*Exercise description*. Copy the data that follows, character for character, minus the pictures.

*Source data*.
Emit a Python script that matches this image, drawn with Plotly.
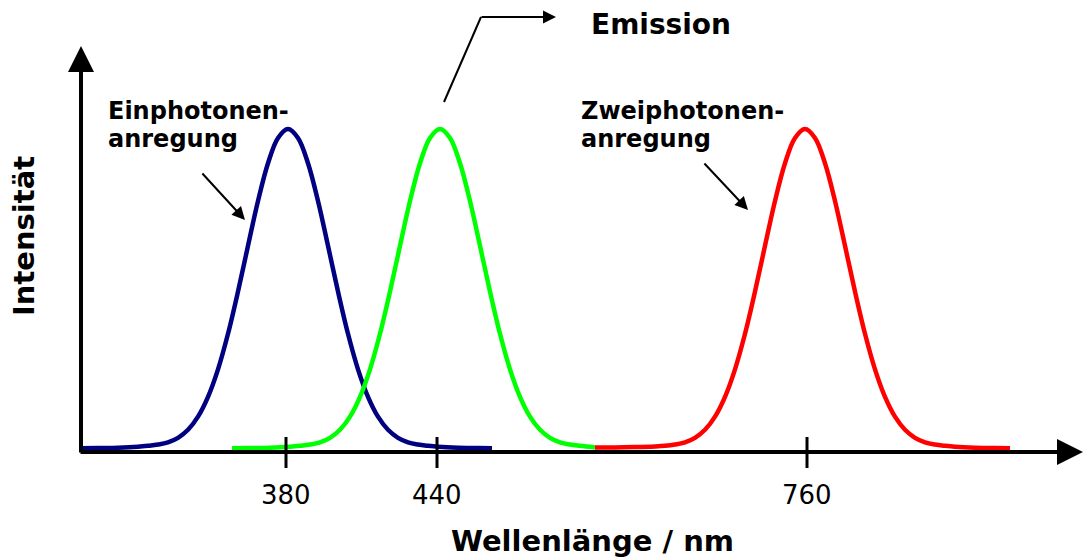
import plotly.graph_objects as go

# ---------------- data ----------------
# x: schematic position along the wavelength axis, y: relative intensity (0..1)
tick_pos = [286, 437, 807]
tick_labels = ["380", "440", "760"]

blue_x = [80, 98, 118, 138, 148, 158, 168, 178, 188, 198, 208, 218, 228, 238, 248, 258, 268, 278, 288,
          298, 308, 318, 328, 338, 348, 358, 368, 378, 388, 398, 408, 418, 428, 438, 458, 478, 492]
blue_y = [0.002, 0.003, 0.004, 0.007, 0.010, 0.014, 0.021, 0.035, 0.060, 0.101, 0.163, 0.249, 0.360, 0.492,
          0.635, 0.775, 0.893, 0.972, 1.0,
          0.972, 0.893, 0.775, 0.635, 0.492, 0.360, 0.249, 0.163, 0.101, 0.060, 0.035, 0.021, 0.014, 0.010,
          0.007, 0.004, 0.003, 0.002]

green_x = [232, 250, 270, 290, 300, 310, 320, 330, 340, 350, 360, 370, 380, 390, 400, 410, 420, 430, 440,
           450, 460, 470, 480, 490, 500, 510, 520, 530, 540, 550, 560, 570, 580, 595]
green_y = [0.002, 0.003, 0.004, 0.007, 0.010, 0.014, 0.021, 0.035, 0.060, 0.101, 0.163, 0.249, 0.360, 0.492,
           0.635, 0.775, 0.893, 0.972, 1.0,
           0.972, 0.893, 0.775, 0.635, 0.492, 0.360, 0.249, 0.163, 0.101, 0.060, 0.035, 0.021, 0.014, 0.010,
           0.005]

red_x = [595, 615, 635, 655, 665, 675, 685, 695, 705, 715, 725, 735, 745, 755, 765, 775, 785, 795, 805,
         815, 825, 835, 845, 855, 865, 875, 885, 895, 905, 915, 925, 935, 945, 955, 975, 995, 1010]
red_y = [0.005, 0.005, 0.006, 0.008, 0.010, 0.014, 0.021, 0.035, 0.060, 0.101, 0.163, 0.249, 0.360, 0.492,
         0.635, 0.775, 0.893, 0.972, 1.0,
         0.972, 0.893, 0.775, 0.635, 0.492, 0.360, 0.249, 0.163, 0.101, 0.060, 0.035, 0.021, 0.014, 0.010,
         0.007, 0.004, 0.003, 0.002]

# ---------------- layout helpers ----------------
W, H = 1084, 559
BASE_PX, PEAK_PX = 449, 129
SCALE = BASE_PX - PEAK_PX


def yd(p):
    """convert a vertical pixel position to the intensity scale"""
    return (BASE_PX - p) / SCALE


FONT = "DejaVu Sans"
LW = 4.5

fig = go.Figure()
fig.add_trace(go.Scatter(x=blue_x, y=blue_y, mode="lines",
                         line=dict(color="#000080", width=LW, shape="spline", smoothing=1.0),
                         name="Einphotonenanregung"))
fig.add_trace(go.Scatter(x=green_x, y=green_y, mode="lines",
                         line=dict(color="#00FF00", width=LW, shape="spline", smoothing=1.0),
                         name="Emission"))
fig.add_trace(go.Scatter(x=red_x, y=red_y, mode="lines",
                         line=dict(color="#FF0000", width=LW, shape="spline", smoothing=1.0),
                         name="Zweiphotonenanregung"))

# axes with arrows
axis_y = yd(452)
fig.add_annotation(x=1083, y=axis_y, ax=79, ay=axis_y, xref="x", yref="y", axref="x", ayref="y",
                   text="", showarrow=True, arrowhead=2, arrowwidth=4, arrowsize=1.3, arrowcolor="black")
fig.add_annotation(x=81, y=yd(46), ax=81, ay=axis_y - 0.006, xref="x", yref="y", axref="x", ayref="y",
                   text="", showarrow=True, arrowhead=2, arrowwidth=4, arrowsize=1.3, arrowcolor="black")

# ticks and tick labels
for tp, tl in zip(tick_pos, tick_labels):
    fig.add_shape(type="line", x0=tp, x1=tp, y0=yd(437), y1=yd(468), xref="x", yref="y",
                  line=dict(color="black", width=3))
    fig.add_annotation(x=tp, y=yd(495), xref="x", yref="y", text=tl, showarrow=False,
                       font=dict(family=FONT, size=26, color="black"), yanchor="middle")

# axis titles
fig.add_annotation(x=592, y=yd(541), xref="x", yref="y", text="Wellenlänge / nm", showarrow=False,
                   font=dict(family=FONT, size=29, color="black", weight="bold"), yanchor="middle")
fig.add_annotation(x=24, y=yd(236), xref="x", yref="y", text="Intensität", showarrow=False, textangle=-90,
                   font=dict(family=FONT, size=29, color="black", weight="bold"))

# labels
lab_font = dict(family=FONT, size=24, color="black", weight="bold")
fig.add_annotation(x=106, y=yd(111), xref="x", yref="y", text="Einphotonen-", showarrow=False,
                   xanchor="left", yanchor="middle", font=lab_font)
fig.add_annotation(x=106, y=yd(139), xref="x", yref="y", text="anregung", showarrow=False,
                   xanchor="left", yanchor="middle", font=lab_font)
fig.add_annotation(x=579, y=yd(111), xref="x", yref="y", text="Zweiphotonen-", showarrow=False,
                   xanchor="left", yanchor="middle", font=lab_font)
fig.add_annotation(x=579, y=yd(139), xref="x", yref="y", text="anregung", showarrow=False,
                   xanchor="left", yanchor="middle", font=lab_font)
fig.add_annotation(x=661, y=yd(24), xref="x", yref="y", text="Emission", showarrow=False,
                   yanchor="middle", font=dict(family=FONT, size=28, color="black", weight="bold"))

# label pointers
fig.add_annotation(x=245, y=yd(220), ax=201, ay=yd(172), xref="x", yref="y", axref="x", ayref="y",
                   text="", showarrow=True, arrowhead=2, arrowwidth=2, arrowsize=1.3, arrowcolor="black")
fig.add_annotation(x=748, y=yd(210), ax=703, ay=yd(162), xref="x", yref="y", axref="x", ayref="y",
                   text="", showarrow=True, arrowhead=2, arrowwidth=2, arrowsize=1.3, arrowcolor="black")
fig.add_shape(type="line", x0=444, y0=yd(102), x1=481, y1=yd(17), xref="x", yref="y",
              line=dict(color="black", width=2))
fig.add_annotation(x=556, y=yd(17), ax=480, ay=yd(17), xref="x", yref="y", axref="x", ayref="y",
                   text="", showarrow=True, arrowhead=2, arrowwidth=2, arrowsize=1.3, arrowcolor="black")

fig.update_xaxes(range=[0, W], visible=False, fixedrange=True)
fig.update_yaxes(range=[yd(H), yd(0)], visible=False, fixedrange=True)
fig.update_layout(width=W, height=H, margin=dict(l=0, r=0, t=0, b=0), showlegend=False,
                  plot_bgcolor="white", paper_bgcolor="white")

fig.write_html("out.html")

*Answer to the exercise*.
Emit a Python script that matches this image, drawn with Plotly.
import plotly.graph_objects as go

# ---------------- data ----------------
# x: schematic position along the wavelength axis, y: relative intensity (0..1)
tick_pos = [286, 437, 807]
tick_labels = ["380", "440", "760"]

blue_x = [80, 98, 118, 138, 148, 158, 168, 178, 188, 198, 208, 218, 228, 238, 248, 258, 268, 278, 288,
          298, 308, 318, 328, 338, 348, 358, 368, 378, 388, 398, 408, 418, 428, 438, 458, 478, 492]
blue_y = [0.002, 0.003, 0.004, 0.007, 0.010, 0.014, 0.021, 0.035, 0.060, 0.101, 0.163, 0.249, 0.360, 0.492,
          0.635, 0.775, 0.893, 0.972, 1.0,
          0.972, 0.893, 0.775, 0.635, 0.492, 0.360, 0.249, 0.163, 0.101, 0.060, 0.035, 0.021, 0.014, 0.010,
          0.007, 0.004, 0.003, 0.002]

green_x = [232, 250, 270, 290, 300, 310, 320, 330, 340, 350, 360, 370, 380, 390, 400, 410, 420, 430, 440,
           450, 460, 470, 480, 490, 500, 510, 520, 530, 540, 550, 560, 570, 580, 595]
green_y = [0.002, 0.003, 0.004, 0.007, 0.010, 0.014, 0.021, 0.035, 0.060, 0.101, 0.163, 0.249, 0.360, 0.492,
           0.635, 0.775, 0.893, 0.972, 1.0,
           0.972, 0.893, 0.775, 0.635, 0.492, 0.360, 0.249, 0.163, 0.101, 0.060, 0.035, 0.021, 0.014, 0.010,
           0.005]

red_x = [595, 615, 635, 655, 665, 675, 685, 695, 705, 715, 725, 735, 745, 755, 765, 775, 785, 795, 805,
         815, 825, 835, 845, 855, 865, 875, 885, 895, 905, 915, 925, 935, 945, 955, 975, 995, 1010]
red_y = [0.005, 0.005, 0.006, 0.008, 0.010, 0.014, 0.021, 0.035, 0.060, 0.101, 0.163, 0.249, 0.360, 0.492,
         0.635, 0.775, 0.893, 0.972, 1.0,
         0.972, 0.893, 0.775, 0.635, 0.492, 0.360, 0.249, 0.163, 0.101, 0.060, 0.035, 0.021, 0.014, 0.010,
         0.007, 0.004, 0.003, 0.002]

# ---------------- layout helpers ----------------
W, H = 1084, 559
BASE_PX, PEAK_PX = 449, 129
SCALE = BASE_PX - PEAK_PX


def yd(p):
    """convert a vertical pixel position to the intensity scale"""
    return (BASE_PX - p) / SCALE


FONT = "DejaVu Sans"
LW = 4.5

fig = go.Figure()
fig.add_trace(go.Scatter(x=blue_x, y=blue_y, mode="lines",
                         line=dict(color="#000080", width=LW, shape="spline", smoothing=1.0),
                         name="Einphotonenanregung"))
fig.add_trace(go.Scatter(x=green_x, y=green_y, mode="lines",
                         line=dict(color="#00FF00", width=LW, shape="spline", smoothing=1.0),
                         name="Emission"))
fig.add_trace(go.Scatter(x=red_x, y=red_y, mode="lines",
                         line=dict(color="#FF0000", width=LW, shape="spline", smoothing=1.0),
                         name="Zweiphotonenanregung"))

# axes with arrows
axis_y = yd(452)
fig.add_annotation(x=1083, y=axis_y, ax=79, ay=axis_y, xref="x", yref="y", axref="x", ayref="y",
                   text="", showarrow=True, arrowhead=2, arrowwidth=4, arrowsize=1.3, arrowcolor="black")
fig.add_annotation(x=81, y=yd(46), ax=81, ay=axis_y - 0.006, xref="x", yref="y", axref="x", ayref="y",
                   text="", showarrow=True, arrowhead=2, arrowwidth=4, arrowsize=1.3, arrowcolor="black")

# ticks and tick labels
for tp, tl in zip(tick_pos, tick_labels):
    fig.add_shape(type="line", x0=tp, x1=tp, y0=yd(437), y1=yd(468), xref="x", yref="y",
                  line=dict(color="black", width=3))
    fig.add_annotation(x=tp, y=yd(495), xref="x", yref="y", text=tl, showarrow=False,
                       font=dict(family=FONT, size=26, color="black"), yanchor="middle")

# axis titles
fig.add_annotation(x=592, y=yd(541), xref="x", yref="y", text="Wellenlänge / nm", showarrow=False,
                   font=dict(family=FONT, size=29, color="black", weight="bold"), yanchor="middle")
fig.add_annotation(x=24, y=yd(236), xref="x", yref="y", text="Intensität", showarrow=False, textangle=-90,
                   font=dict(family=FONT, size=29, color="black", weight="bold"))

# labels
lab_font = dict(family=FONT, size=24, color="black", weight="bold")
fig.add_annotation(x=106, y=yd(111), xref="x", yref="y", text="Einphotonen-", showarrow=False,
                   xanchor="left", yanchor="middle", font=lab_font)
fig.add_annotation(x=106, y=yd(139), xref="x", yref="y", text="anregung", showarrow=False,
                   xanchor="left", yanchor="middle", font=lab_font)
fig.add_annotation(x=579, y=yd(111), xref="x", yref="y", text="Zweiphotonen-", showarrow=False,
                   xanchor="left", yanchor="middle", font=lab_font)
fig.add_annotation(x=579, y=yd(139), xref="x", yref="y", text="anregung", showarrow=False,
                   xanchor="left", yanchor="middle", font=lab_font)
fig.add_annotation(x=661, y=yd(24), xref="x", yref="y", text="Emission", showarrow=False,
                   yanchor="middle", font=dict(family=FONT, size=28, color="black", weight="bold"))

# label pointers
fig.add_annotation(x=245, y=yd(220), ax=201, ay=yd(172), xref="x", yref="y", axref="x", ayref="y",
                   text="", showarrow=True, arrowhead=2, arrowwidth=2, arrowsize=1.3, arrowcolor="black")
fig.add_annotation(x=748, y=yd(210), ax=703, ay=yd(162), xref="x", yref="y", axref="x", ayref="y",
                   text="", showarrow=True, arrowhead=2, arrowwidth=2, arrowsize=1.3, arrowcolor="black")
fig.add_shape(type="line", x0=444, y0=yd(102), x1=481, y1=yd(17), xref="x", yref="y",
              line=dict(color="black", width=2))
fig.add_annotation(x=556, y=yd(17), ax=480, ay=yd(17), xref="x", yref="y", axref="x", ayref="y",
                   text="", showarrow=True, arrowhead=2, arrowwidth=2, arrowsize=1.3, arrowcolor="black")

fig.update_xaxes(range=[0, W], visible=False, fixedrange=True)
fig.update_yaxes(range=[yd(H), yd(0)], visible=False, fixedrange=True)
fig.update_layout(width=W, height=H, margin=dict(l=0, r=0, t=0, b=0), showlegend=False,
                  plot_bgcolor="white", paper_bgcolor="white")

fig.write_html("out.html")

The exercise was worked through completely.